Die Reform der Pensionen beziehungsweise die Hacklerregelung halten Sie für verantwortungslos . . .

Ja, da wurde eine große Chance versäumt. Die Anhebung des faktischen Pensionsalters ist für uns das Wichtigste, derzeit gehen 80 Prozent vor dem gesetzlichen Regelpensionsalter. Das ist unfinanzierbar. Eigentlich hätte es ein Ausschleifen der Hacklerregelung auf Null bis 2013 gebraucht. Dass man jetzt diskutiert, ob die Regelung 2030 oder 2050 endgültig weg sein wird, ist kabaretthaft.
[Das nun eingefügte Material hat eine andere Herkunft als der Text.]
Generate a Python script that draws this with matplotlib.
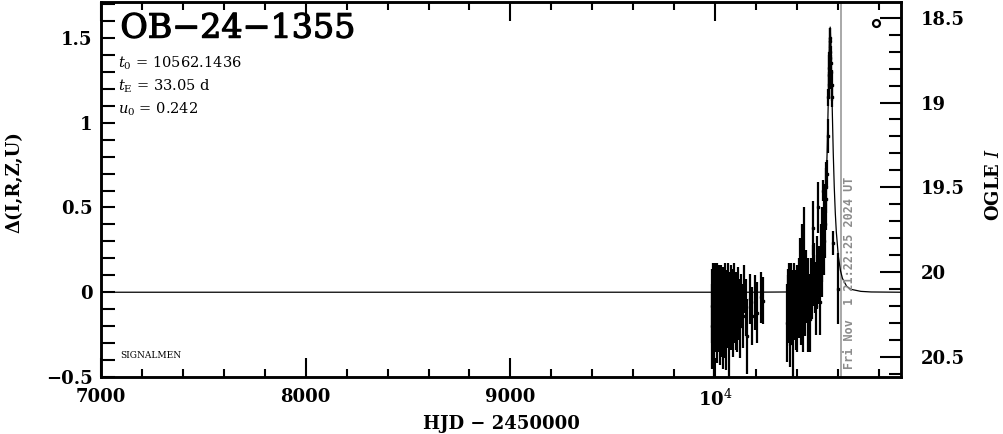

Sitzen die Falschen in der Regierung?

Das entscheiden die Wähler. Aber eine Bundesregierung müsste den Gesamtstaat schon in wesentlichen Fragen vorantreiben und in der Verfolgung ihrer Ziele einig sein. In den nächsten zwei Jahren, ohne Wahlen, muss etwas passieren, es gibt keine Alternative. Weil wir derzeit strukturell noch gut dastehen gegenüber anderen Ländern, können wir auch die Bevölkerung mitnehmen in diesem Prozess. Das Hauptargument für eine Große Koalition war immer, dass sie in der Lage ist, große Probleme zu lösen. Diesen Wahrheitsbeweis wird sie jetzt antreten müssen.